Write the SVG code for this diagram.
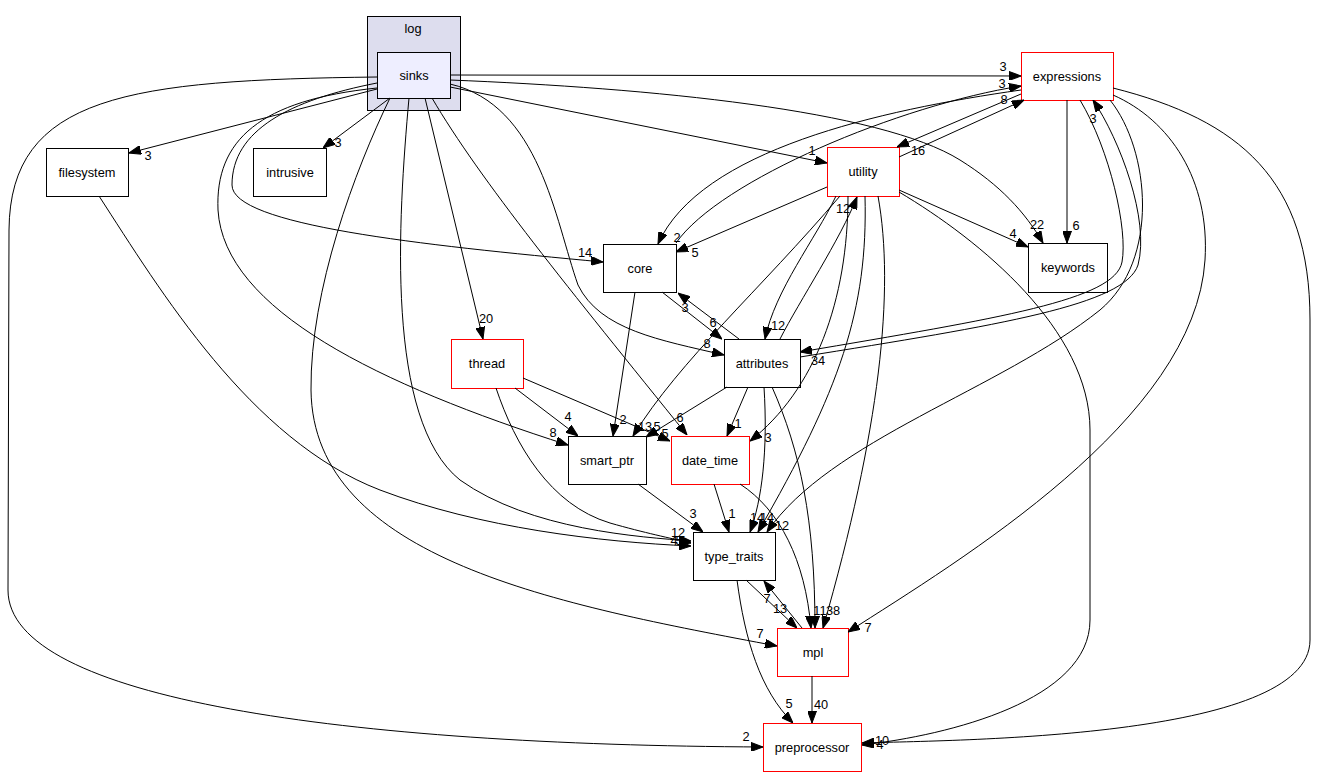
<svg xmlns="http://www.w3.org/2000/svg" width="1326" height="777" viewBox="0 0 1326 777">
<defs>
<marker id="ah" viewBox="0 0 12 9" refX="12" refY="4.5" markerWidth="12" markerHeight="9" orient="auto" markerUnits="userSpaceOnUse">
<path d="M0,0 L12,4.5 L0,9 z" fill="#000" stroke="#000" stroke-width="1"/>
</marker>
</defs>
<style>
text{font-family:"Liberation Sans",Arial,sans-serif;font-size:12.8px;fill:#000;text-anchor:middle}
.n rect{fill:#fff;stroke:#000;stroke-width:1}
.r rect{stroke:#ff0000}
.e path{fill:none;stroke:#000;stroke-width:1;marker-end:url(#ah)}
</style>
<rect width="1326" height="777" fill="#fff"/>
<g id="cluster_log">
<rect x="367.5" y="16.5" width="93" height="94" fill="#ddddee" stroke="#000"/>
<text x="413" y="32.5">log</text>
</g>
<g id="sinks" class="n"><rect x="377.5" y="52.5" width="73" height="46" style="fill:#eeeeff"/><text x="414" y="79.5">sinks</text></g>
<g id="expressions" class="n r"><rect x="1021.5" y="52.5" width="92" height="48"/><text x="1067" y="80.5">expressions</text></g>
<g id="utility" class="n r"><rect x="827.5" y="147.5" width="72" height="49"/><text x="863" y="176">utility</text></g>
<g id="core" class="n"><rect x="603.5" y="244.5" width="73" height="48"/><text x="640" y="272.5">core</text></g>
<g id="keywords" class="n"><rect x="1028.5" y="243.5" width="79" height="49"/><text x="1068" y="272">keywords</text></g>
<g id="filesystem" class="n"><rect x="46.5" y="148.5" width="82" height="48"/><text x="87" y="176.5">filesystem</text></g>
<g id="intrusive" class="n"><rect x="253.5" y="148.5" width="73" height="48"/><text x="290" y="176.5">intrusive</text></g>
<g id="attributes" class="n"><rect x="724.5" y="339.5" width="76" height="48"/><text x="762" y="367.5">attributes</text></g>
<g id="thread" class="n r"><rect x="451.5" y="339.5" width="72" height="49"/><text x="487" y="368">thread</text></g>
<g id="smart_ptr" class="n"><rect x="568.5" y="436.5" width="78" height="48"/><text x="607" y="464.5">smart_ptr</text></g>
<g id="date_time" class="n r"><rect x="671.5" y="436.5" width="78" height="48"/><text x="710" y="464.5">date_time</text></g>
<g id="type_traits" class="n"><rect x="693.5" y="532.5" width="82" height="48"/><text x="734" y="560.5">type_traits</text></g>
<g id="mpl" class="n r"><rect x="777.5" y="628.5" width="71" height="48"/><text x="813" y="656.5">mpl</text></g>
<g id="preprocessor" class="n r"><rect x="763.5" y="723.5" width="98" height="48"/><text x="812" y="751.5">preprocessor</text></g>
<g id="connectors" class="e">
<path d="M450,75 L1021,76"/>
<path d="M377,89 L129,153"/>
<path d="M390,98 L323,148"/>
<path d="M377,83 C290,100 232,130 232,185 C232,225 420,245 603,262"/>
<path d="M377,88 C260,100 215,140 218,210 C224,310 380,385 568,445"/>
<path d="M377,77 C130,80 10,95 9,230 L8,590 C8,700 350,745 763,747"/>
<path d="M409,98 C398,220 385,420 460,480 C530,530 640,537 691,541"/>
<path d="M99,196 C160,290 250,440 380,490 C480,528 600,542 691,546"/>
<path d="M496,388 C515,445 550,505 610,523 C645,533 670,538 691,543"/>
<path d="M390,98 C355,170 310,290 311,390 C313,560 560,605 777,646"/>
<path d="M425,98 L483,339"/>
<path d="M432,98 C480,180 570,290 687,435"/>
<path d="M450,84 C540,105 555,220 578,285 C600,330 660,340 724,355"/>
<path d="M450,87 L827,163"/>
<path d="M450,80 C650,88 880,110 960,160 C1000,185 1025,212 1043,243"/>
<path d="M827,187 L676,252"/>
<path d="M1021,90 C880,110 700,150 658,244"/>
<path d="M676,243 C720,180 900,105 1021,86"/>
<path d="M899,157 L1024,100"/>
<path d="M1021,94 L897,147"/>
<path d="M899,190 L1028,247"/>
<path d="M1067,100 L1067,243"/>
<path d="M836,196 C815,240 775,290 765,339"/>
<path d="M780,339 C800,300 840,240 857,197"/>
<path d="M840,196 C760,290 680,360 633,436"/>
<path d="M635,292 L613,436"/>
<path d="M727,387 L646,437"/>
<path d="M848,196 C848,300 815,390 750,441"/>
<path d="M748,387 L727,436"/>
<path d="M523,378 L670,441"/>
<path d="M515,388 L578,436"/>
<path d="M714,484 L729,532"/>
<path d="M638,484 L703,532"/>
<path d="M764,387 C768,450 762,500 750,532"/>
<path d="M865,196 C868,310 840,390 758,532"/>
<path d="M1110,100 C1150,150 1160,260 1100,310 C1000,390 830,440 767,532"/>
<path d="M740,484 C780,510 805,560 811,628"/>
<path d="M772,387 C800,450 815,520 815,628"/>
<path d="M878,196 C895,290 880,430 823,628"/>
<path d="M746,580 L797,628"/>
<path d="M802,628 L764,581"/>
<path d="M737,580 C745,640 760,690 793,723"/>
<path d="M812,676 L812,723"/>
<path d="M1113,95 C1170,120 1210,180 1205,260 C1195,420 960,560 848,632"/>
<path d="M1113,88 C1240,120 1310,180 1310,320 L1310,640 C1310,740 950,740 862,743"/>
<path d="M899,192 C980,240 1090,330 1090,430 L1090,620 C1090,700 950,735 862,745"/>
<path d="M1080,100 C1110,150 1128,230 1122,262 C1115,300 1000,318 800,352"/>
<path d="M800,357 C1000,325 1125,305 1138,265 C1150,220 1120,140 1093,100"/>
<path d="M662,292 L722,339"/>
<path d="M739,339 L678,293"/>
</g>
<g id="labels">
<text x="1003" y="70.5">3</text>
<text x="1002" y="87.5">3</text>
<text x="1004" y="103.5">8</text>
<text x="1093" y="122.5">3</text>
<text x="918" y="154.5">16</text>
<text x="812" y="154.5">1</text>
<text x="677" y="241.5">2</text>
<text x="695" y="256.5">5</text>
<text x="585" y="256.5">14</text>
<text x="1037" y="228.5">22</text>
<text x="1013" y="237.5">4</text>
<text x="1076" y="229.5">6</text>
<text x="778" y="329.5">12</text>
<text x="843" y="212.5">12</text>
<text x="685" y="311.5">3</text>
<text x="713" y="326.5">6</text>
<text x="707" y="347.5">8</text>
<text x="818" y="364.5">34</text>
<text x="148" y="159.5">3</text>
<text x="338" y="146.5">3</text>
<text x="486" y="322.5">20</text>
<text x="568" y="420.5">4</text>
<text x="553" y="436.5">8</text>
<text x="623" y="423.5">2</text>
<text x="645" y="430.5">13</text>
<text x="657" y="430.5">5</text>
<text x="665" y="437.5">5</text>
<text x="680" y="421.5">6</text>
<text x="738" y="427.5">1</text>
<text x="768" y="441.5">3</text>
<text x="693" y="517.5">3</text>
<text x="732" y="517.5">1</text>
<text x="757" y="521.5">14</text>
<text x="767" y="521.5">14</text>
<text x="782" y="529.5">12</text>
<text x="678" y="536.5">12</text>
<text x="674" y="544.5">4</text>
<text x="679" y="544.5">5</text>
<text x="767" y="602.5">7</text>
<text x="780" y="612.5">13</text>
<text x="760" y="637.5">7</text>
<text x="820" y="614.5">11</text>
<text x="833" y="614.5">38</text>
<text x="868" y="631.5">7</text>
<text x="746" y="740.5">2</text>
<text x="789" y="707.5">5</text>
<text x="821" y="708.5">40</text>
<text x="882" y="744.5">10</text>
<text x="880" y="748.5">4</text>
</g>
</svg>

--- --- ---

*WHAT YOU HAVE TO DO:* Leave the pictures out and copy the rest of the data exactly.

*TASK RESPONSE:*
Write the SVG code for this diagram.
<svg xmlns="http://www.w3.org/2000/svg" width="1326" height="777" viewBox="0 0 1326 777">
<defs>
<marker id="ah" viewBox="0 0 12 9" refX="12" refY="4.5" markerWidth="12" markerHeight="9" orient="auto" markerUnits="userSpaceOnUse">
<path d="M0,0 L12,4.5 L0,9 z" fill="#000" stroke="#000" stroke-width="1"/>
</marker>
</defs>
<style>
text{font-family:"Liberation Sans",Arial,sans-serif;font-size:12.8px;fill:#000;text-anchor:middle}
.n rect{fill:#fff;stroke:#000;stroke-width:1}
.r rect{stroke:#ff0000}
.e path{fill:none;stroke:#000;stroke-width:1;marker-end:url(#ah)}
</style>
<rect width="1326" height="777" fill="#fff"/>
<g id="cluster_log">
<rect x="367.5" y="16.5" width="93" height="94" fill="#ddddee" stroke="#000"/>
<text x="413" y="32.5">log</text>
</g>
<g id="sinks" class="n"><rect x="377.5" y="52.5" width="73" height="46" style="fill:#eeeeff"/><text x="414" y="79.5">sinks</text></g>
<g id="expressions" class="n r"><rect x="1021.5" y="52.5" width="92" height="48"/><text x="1067" y="80.5">expressions</text></g>
<g id="utility" class="n r"><rect x="827.5" y="147.5" width="72" height="49"/><text x="863" y="176">utility</text></g>
<g id="core" class="n"><rect x="603.5" y="244.5" width="73" height="48"/><text x="640" y="272.5">core</text></g>
<g id="keywords" class="n"><rect x="1028.5" y="243.5" width="79" height="49"/><text x="1068" y="272">keywords</text></g>
<g id="filesystem" class="n"><rect x="46.5" y="148.5" width="82" height="48"/><text x="87" y="176.5">filesystem</text></g>
<g id="intrusive" class="n"><rect x="253.5" y="148.5" width="73" height="48"/><text x="290" y="176.5">intrusive</text></g>
<g id="attributes" class="n"><rect x="724.5" y="339.5" width="76" height="48"/><text x="762" y="367.5">attributes</text></g>
<g id="thread" class="n r"><rect x="451.5" y="339.5" width="72" height="49"/><text x="487" y="368">thread</text></g>
<g id="smart_ptr" class="n"><rect x="568.5" y="436.5" width="78" height="48"/><text x="607" y="464.5">smart_ptr</text></g>
<g id="date_time" class="n r"><rect x="671.5" y="436.5" width="78" height="48"/><text x="710" y="464.5">date_time</text></g>
<g id="type_traits" class="n"><rect x="693.5" y="532.5" width="82" height="48"/><text x="734" y="560.5">type_traits</text></g>
<g id="mpl" class="n r"><rect x="777.5" y="628.5" width="71" height="48"/><text x="813" y="656.5">mpl</text></g>
<g id="preprocessor" class="n r"><rect x="763.5" y="723.5" width="98" height="48"/><text x="812" y="751.5">preprocessor</text></g>
<g id="connectors" class="e">
<path d="M450,75 L1021,76"/>
<path d="M377,89 L129,153"/>
<path d="M390,98 L323,148"/>
<path d="M377,83 C290,100 232,130 232,185 C232,225 420,245 603,262"/>
<path d="M377,88 C260,100 215,140 218,210 C224,310 380,385 568,445"/>
<path d="M377,77 C130,80 10,95 9,230 L8,590 C8,700 350,745 763,747"/>
<path d="M409,98 C398,220 385,420 460,480 C530,530 640,537 691,541"/>
<path d="M99,196 C160,290 250,440 380,490 C480,528 600,542 691,546"/>
<path d="M496,388 C515,445 550,505 610,523 C645,533 670,538 691,543"/>
<path d="M390,98 C355,170 310,290 311,390 C313,560 560,605 777,646"/>
<path d="M425,98 L483,339"/>
<path d="M432,98 C480,180 570,290 687,435"/>
<path d="M450,84 C540,105 555,220 578,285 C600,330 660,340 724,355"/>
<path d="M450,87 L827,163"/>
<path d="M450,80 C650,88 880,110 960,160 C1000,185 1025,212 1043,243"/>
<path d="M827,187 L676,252"/>
<path d="M1021,90 C880,110 700,150 658,244"/>
<path d="M676,243 C720,180 900,105 1021,86"/>
<path d="M899,157 L1024,100"/>
<path d="M1021,94 L897,147"/>
<path d="M899,190 L1028,247"/>
<path d="M1067,100 L1067,243"/>
<path d="M836,196 C815,240 775,290 765,339"/>
<path d="M780,339 C800,300 840,240 857,197"/>
<path d="M840,196 C760,290 680,360 633,436"/>
<path d="M635,292 L613,436"/>
<path d="M727,387 L646,437"/>
<path d="M848,196 C848,300 815,390 750,441"/>
<path d="M748,387 L727,436"/>
<path d="M523,378 L670,441"/>
<path d="M515,388 L578,436"/>
<path d="M714,484 L729,532"/>
<path d="M638,484 L703,532"/>
<path d="M764,387 C768,450 762,500 750,532"/>
<path d="M865,196 C868,310 840,390 758,532"/>
<path d="M1110,100 C1150,150 1160,260 1100,310 C1000,390 830,440 767,532"/>
<path d="M740,484 C780,510 805,560 811,628"/>
<path d="M772,387 C800,450 815,520 815,628"/>
<path d="M878,196 C895,290 880,430 823,628"/>
<path d="M746,580 L797,628"/>
<path d="M802,628 L764,581"/>
<path d="M737,580 C745,640 760,690 793,723"/>
<path d="M812,676 L812,723"/>
<path d="M1113,95 C1170,120 1210,180 1205,260 C1195,420 960,560 848,632"/>
<path d="M1113,88 C1240,120 1310,180 1310,320 L1310,640 C1310,740 950,740 862,743"/>
<path d="M899,192 C980,240 1090,330 1090,430 L1090,620 C1090,700 950,735 862,745"/>
<path d="M1080,100 C1110,150 1128,230 1122,262 C1115,300 1000,318 800,352"/>
<path d="M800,357 C1000,325 1125,305 1138,265 C1150,220 1120,140 1093,100"/>
<path d="M662,292 L722,339"/>
<path d="M739,339 L678,293"/>
</g>
<g id="labels">
<text x="1003" y="70.5">3</text>
<text x="1002" y="87.5">3</text>
<text x="1004" y="103.5">8</text>
<text x="1093" y="122.5">3</text>
<text x="918" y="154.5">16</text>
<text x="812" y="154.5">1</text>
<text x="677" y="241.5">2</text>
<text x="695" y="256.5">5</text>
<text x="585" y="256.5">14</text>
<text x="1037" y="228.5">22</text>
<text x="1013" y="237.5">4</text>
<text x="1076" y="229.5">6</text>
<text x="778" y="329.5">12</text>
<text x="843" y="212.5">12</text>
<text x="685" y="311.5">3</text>
<text x="713" y="326.5">6</text>
<text x="707" y="347.5">8</text>
<text x="818" y="364.5">34</text>
<text x="148" y="159.5">3</text>
<text x="338" y="146.5">3</text>
<text x="486" y="322.5">20</text>
<text x="568" y="420.5">4</text>
<text x="553" y="436.5">8</text>
<text x="623" y="423.5">2</text>
<text x="645" y="430.5">13</text>
<text x="657" y="430.5">5</text>
<text x="665" y="437.5">5</text>
<text x="680" y="421.5">6</text>
<text x="738" y="427.5">1</text>
<text x="768" y="441.5">3</text>
<text x="693" y="517.5">3</text>
<text x="732" y="517.5">1</text>
<text x="757" y="521.5">14</text>
<text x="767" y="521.5">14</text>
<text x="782" y="529.5">12</text>
<text x="678" y="536.5">12</text>
<text x="674" y="544.5">4</text>
<text x="679" y="544.5">5</text>
<text x="767" y="602.5">7</text>
<text x="780" y="612.5">13</text>
<text x="760" y="637.5">7</text>
<text x="820" y="614.5">11</text>
<text x="833" y="614.5">38</text>
<text x="868" y="631.5">7</text>
<text x="746" y="740.5">2</text>
<text x="789" y="707.5">5</text>
<text x="821" y="708.5">40</text>
<text x="882" y="744.5">10</text>
<text x="880" y="748.5">4</text>
</g>
</svg>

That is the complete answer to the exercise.